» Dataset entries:
◇ ◇ ◇

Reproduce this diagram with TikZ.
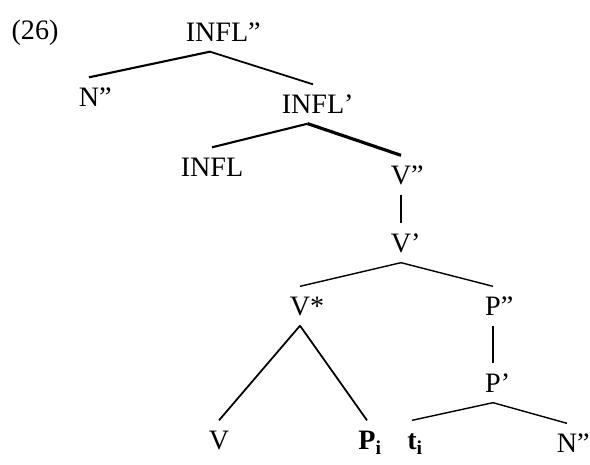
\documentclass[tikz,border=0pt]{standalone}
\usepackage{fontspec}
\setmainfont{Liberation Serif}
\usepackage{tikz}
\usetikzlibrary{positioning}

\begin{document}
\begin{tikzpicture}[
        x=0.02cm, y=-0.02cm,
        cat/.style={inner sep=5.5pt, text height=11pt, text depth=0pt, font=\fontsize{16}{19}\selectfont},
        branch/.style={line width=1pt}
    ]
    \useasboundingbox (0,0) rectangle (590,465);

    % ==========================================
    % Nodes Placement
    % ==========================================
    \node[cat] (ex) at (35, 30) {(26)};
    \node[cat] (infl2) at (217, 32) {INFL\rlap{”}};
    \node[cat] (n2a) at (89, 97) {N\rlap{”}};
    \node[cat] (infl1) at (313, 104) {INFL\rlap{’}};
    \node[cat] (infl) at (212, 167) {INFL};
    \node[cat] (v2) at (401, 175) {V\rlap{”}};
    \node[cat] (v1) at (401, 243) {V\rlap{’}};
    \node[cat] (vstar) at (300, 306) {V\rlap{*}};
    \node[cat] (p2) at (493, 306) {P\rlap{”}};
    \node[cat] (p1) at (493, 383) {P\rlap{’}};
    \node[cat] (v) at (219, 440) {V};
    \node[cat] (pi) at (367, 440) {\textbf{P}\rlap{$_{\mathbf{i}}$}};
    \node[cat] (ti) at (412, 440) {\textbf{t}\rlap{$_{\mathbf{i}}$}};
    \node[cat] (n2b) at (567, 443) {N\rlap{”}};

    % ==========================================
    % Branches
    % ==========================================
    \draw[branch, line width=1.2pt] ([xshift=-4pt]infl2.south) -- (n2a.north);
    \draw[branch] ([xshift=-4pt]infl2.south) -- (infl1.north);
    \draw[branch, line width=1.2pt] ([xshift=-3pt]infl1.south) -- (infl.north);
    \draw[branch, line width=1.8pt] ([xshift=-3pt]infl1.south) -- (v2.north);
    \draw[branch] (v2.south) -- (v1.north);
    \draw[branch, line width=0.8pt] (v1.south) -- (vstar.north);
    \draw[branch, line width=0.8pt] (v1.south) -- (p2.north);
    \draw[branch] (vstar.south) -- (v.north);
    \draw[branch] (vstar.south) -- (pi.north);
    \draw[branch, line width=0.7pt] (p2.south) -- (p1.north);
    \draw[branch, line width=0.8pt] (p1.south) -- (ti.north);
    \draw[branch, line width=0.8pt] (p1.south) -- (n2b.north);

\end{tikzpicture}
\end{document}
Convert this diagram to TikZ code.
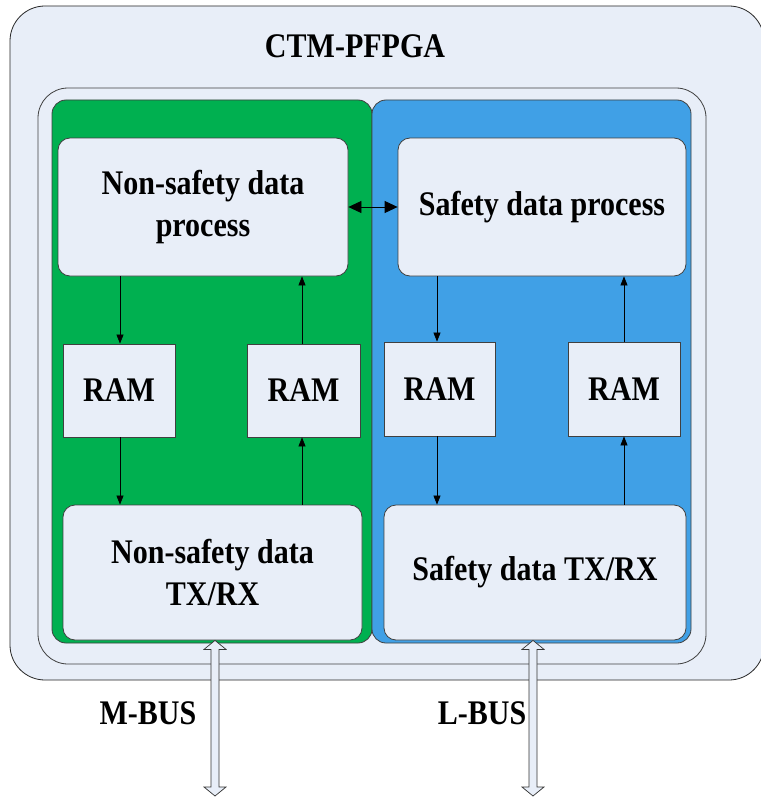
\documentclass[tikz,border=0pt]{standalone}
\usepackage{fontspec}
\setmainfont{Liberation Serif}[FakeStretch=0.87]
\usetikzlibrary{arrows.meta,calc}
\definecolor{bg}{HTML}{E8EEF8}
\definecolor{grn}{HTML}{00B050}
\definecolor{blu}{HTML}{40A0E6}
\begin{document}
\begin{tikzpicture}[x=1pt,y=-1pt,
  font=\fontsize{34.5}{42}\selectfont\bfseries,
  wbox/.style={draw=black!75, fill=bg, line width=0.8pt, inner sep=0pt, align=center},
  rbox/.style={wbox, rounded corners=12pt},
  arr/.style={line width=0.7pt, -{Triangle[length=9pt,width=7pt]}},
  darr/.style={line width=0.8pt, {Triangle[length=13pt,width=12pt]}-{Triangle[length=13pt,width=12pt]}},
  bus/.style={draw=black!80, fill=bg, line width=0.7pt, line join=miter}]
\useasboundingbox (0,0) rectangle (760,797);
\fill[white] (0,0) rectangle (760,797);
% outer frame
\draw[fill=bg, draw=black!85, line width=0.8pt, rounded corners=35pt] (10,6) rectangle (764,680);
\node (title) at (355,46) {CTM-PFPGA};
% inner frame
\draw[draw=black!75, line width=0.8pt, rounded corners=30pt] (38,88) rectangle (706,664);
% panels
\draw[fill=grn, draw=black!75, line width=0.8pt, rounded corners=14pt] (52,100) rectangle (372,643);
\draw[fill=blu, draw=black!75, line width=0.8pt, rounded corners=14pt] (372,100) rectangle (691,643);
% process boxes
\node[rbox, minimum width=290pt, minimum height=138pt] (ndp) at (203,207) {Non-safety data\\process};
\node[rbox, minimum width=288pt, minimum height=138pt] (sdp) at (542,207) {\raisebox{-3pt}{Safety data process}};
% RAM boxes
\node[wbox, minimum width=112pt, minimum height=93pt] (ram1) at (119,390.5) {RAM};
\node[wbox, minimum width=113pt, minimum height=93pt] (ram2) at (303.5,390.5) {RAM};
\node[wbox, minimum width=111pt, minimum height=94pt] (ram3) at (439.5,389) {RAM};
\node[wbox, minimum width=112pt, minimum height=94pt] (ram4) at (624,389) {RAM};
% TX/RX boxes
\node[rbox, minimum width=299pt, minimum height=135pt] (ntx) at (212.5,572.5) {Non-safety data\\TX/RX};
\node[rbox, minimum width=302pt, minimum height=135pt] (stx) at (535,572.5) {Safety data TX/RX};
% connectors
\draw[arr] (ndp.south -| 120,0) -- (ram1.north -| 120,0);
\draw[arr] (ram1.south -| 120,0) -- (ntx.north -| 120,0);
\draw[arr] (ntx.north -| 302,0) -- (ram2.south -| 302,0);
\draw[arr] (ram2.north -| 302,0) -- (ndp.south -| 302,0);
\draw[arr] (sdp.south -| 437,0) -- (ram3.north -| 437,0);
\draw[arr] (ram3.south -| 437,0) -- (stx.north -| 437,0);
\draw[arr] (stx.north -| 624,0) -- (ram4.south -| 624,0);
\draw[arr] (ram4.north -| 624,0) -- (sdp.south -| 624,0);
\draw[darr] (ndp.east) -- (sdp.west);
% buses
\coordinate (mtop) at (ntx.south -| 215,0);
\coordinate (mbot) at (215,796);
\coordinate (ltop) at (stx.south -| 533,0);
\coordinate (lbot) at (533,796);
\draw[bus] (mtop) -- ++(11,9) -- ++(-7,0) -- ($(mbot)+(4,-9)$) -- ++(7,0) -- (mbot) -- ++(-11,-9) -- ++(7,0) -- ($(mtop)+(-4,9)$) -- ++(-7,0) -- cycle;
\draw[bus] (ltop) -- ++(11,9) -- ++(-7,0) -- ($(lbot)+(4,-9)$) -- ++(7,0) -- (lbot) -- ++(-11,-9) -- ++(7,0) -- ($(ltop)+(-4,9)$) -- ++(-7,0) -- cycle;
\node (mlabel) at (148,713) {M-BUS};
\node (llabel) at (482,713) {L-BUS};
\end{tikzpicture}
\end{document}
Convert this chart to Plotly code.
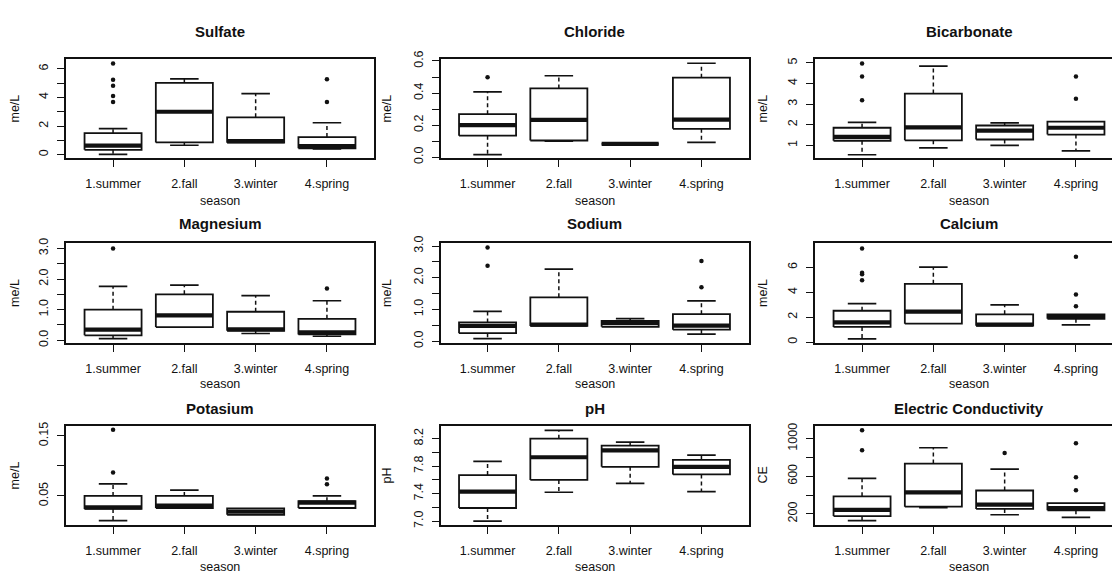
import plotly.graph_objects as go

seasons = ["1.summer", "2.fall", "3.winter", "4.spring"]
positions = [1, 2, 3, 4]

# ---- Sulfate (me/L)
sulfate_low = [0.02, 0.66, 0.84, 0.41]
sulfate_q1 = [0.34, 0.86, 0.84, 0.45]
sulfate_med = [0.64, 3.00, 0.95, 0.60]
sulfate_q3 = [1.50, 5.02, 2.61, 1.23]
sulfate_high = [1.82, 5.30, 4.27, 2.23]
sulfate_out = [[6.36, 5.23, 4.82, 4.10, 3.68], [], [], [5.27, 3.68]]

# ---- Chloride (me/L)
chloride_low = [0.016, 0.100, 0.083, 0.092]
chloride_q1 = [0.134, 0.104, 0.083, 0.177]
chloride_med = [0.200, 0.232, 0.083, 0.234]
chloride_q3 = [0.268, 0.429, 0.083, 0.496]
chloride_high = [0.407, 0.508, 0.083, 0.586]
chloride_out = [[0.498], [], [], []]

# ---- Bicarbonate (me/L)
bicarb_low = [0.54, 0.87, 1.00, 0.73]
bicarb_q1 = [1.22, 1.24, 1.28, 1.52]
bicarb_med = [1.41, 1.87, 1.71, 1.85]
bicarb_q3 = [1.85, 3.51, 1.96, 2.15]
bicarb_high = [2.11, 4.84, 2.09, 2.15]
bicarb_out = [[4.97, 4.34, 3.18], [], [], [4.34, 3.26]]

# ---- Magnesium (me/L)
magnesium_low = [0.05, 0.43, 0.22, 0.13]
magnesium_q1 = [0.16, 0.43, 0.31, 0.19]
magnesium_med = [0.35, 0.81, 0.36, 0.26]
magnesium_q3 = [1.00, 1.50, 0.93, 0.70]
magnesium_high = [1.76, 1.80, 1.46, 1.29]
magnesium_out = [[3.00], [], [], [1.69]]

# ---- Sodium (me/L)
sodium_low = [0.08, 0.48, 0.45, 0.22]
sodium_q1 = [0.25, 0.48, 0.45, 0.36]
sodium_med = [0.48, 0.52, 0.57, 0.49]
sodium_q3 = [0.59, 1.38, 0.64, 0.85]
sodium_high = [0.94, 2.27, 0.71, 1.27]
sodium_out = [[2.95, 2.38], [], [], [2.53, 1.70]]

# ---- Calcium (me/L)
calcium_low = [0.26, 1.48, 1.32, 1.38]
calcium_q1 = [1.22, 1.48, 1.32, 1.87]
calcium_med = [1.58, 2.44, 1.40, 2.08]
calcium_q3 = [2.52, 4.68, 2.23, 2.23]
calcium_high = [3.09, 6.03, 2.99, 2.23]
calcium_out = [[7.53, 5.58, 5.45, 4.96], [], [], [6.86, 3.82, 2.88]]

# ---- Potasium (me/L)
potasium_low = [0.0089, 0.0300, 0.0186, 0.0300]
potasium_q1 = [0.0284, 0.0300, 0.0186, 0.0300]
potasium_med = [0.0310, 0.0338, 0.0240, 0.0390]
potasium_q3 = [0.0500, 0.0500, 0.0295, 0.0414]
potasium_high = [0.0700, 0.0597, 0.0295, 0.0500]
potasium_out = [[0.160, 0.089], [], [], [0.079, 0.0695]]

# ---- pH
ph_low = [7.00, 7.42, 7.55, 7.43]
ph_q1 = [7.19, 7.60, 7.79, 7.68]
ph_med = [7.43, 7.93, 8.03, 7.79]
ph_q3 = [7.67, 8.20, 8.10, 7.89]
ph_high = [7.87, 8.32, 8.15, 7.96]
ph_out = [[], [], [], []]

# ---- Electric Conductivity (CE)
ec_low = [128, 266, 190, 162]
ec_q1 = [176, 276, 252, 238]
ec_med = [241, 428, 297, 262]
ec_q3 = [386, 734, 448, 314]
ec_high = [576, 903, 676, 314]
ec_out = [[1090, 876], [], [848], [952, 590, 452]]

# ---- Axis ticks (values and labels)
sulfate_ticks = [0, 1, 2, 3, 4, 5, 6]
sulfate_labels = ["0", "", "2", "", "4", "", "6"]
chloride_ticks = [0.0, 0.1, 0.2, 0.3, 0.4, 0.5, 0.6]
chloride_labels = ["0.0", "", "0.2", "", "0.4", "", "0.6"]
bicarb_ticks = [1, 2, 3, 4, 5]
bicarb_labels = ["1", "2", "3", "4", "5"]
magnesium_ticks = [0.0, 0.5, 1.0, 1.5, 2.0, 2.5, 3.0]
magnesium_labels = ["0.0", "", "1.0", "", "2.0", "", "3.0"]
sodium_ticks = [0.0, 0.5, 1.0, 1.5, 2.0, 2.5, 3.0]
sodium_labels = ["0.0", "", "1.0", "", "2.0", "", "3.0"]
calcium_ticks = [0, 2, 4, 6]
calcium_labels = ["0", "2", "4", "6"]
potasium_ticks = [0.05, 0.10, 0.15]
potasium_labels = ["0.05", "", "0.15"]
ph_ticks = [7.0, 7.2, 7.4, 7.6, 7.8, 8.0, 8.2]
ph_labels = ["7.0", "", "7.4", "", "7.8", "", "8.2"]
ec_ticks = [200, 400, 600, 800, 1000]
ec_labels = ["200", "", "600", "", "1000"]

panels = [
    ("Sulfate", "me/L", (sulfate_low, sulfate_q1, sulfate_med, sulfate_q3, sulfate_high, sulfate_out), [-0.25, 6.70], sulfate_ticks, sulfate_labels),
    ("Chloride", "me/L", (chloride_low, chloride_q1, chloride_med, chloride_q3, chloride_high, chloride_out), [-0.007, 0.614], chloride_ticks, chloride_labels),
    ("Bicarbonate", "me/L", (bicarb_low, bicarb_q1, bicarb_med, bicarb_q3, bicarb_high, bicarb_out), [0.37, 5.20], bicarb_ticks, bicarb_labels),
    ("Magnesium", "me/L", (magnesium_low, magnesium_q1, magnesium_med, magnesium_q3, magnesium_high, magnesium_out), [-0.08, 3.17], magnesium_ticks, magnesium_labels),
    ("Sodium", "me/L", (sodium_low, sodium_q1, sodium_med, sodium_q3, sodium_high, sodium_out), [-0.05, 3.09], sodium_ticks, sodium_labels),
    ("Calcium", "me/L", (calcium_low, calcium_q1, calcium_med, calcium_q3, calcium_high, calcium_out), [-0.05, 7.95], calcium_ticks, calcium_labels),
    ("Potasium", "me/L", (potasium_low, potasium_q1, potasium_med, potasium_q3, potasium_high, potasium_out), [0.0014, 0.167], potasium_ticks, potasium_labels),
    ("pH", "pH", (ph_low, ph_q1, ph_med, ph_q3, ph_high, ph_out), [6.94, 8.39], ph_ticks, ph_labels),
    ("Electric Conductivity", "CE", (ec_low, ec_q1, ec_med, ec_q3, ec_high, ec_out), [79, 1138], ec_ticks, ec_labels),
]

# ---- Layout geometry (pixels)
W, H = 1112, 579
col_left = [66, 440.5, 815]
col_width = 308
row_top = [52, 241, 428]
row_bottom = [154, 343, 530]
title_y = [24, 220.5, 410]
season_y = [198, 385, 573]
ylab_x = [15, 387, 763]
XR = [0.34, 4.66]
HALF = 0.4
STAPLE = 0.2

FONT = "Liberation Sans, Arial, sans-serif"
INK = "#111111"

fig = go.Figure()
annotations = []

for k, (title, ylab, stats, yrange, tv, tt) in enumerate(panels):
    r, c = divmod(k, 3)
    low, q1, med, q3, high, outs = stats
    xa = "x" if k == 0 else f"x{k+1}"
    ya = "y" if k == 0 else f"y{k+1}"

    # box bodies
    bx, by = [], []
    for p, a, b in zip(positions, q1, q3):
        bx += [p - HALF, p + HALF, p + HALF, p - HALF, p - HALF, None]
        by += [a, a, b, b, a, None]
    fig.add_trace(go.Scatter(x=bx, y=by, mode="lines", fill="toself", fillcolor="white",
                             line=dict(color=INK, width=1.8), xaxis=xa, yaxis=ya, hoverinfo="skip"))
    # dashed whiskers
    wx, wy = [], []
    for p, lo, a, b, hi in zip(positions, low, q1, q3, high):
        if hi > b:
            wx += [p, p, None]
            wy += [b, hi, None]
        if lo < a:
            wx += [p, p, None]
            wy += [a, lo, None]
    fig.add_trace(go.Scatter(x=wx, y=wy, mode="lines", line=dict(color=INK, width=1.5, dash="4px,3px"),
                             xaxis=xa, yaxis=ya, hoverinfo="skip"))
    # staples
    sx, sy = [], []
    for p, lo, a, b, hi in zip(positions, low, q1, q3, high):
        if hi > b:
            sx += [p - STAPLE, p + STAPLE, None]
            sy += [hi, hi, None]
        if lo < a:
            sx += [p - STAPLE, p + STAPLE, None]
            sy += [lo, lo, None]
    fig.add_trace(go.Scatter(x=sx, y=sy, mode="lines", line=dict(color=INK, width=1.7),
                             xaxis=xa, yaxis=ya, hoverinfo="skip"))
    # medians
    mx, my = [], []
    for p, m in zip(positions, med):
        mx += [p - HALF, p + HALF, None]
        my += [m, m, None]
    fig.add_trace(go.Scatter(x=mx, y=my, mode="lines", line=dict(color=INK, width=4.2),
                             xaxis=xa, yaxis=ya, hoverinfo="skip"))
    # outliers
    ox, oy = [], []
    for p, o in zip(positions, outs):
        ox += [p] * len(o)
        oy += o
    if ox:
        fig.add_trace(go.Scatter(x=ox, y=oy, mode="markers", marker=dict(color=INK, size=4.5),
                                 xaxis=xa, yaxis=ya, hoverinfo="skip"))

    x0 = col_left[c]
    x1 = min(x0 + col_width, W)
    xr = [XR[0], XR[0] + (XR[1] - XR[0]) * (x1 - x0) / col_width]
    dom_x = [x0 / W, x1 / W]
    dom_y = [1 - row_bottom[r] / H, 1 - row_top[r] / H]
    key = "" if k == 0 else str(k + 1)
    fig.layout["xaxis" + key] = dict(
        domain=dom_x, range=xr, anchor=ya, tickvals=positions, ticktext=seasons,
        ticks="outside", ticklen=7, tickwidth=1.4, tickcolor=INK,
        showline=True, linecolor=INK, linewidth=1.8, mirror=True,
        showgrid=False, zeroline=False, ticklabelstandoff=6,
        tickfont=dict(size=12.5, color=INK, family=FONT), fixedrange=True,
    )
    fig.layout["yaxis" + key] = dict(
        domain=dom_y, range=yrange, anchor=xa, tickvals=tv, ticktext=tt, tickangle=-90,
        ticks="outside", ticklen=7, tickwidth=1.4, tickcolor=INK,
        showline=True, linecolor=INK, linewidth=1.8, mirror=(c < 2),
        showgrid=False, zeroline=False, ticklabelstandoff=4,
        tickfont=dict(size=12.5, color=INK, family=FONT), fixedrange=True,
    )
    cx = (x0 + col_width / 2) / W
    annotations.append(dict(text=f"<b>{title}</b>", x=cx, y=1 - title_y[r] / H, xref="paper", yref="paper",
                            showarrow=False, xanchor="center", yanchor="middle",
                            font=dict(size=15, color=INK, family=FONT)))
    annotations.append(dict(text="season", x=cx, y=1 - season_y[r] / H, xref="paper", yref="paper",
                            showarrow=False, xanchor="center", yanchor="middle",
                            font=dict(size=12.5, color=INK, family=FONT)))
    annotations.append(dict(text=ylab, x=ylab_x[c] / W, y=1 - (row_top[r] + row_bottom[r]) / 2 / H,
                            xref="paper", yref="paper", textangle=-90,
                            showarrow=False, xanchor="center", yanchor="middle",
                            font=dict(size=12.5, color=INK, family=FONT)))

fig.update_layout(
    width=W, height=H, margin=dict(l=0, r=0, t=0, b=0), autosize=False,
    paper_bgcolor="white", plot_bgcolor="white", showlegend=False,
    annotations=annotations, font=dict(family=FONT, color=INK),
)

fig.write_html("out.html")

◇ ◇ ◇

» What you will do: Repeat, word for word, the lines of the material above from the one holding "Convert this chart to Plotly code." through the one holding "[], [5.27, 3.68]]". Leave out pictures.

» Solution:
Convert this chart to Plotly code.
import plotly.graph_objects as go

seasons = ["1.summer", "2.fall", "3.winter", "4.spring"]
positions = [1, 2, 3, 4]

# ---- Sulfate (me/L)
sulfate_low = [0.02, 0.66, 0.84, 0.41]
sulfate_q1 = [0.34, 0.86, 0.84, 0.45]
sulfate_med = [0.64, 3.00, 0.95, 0.60]
sulfate_q3 = [1.50, 5.02, 2.61, 1.23]
sulfate_high = [1.82, 5.30, 4.27, 2.23]
sulfate_out = [[6.36, 5.23, 4.82, 4.10, 3.68], [], [], [5.27, 3.68]]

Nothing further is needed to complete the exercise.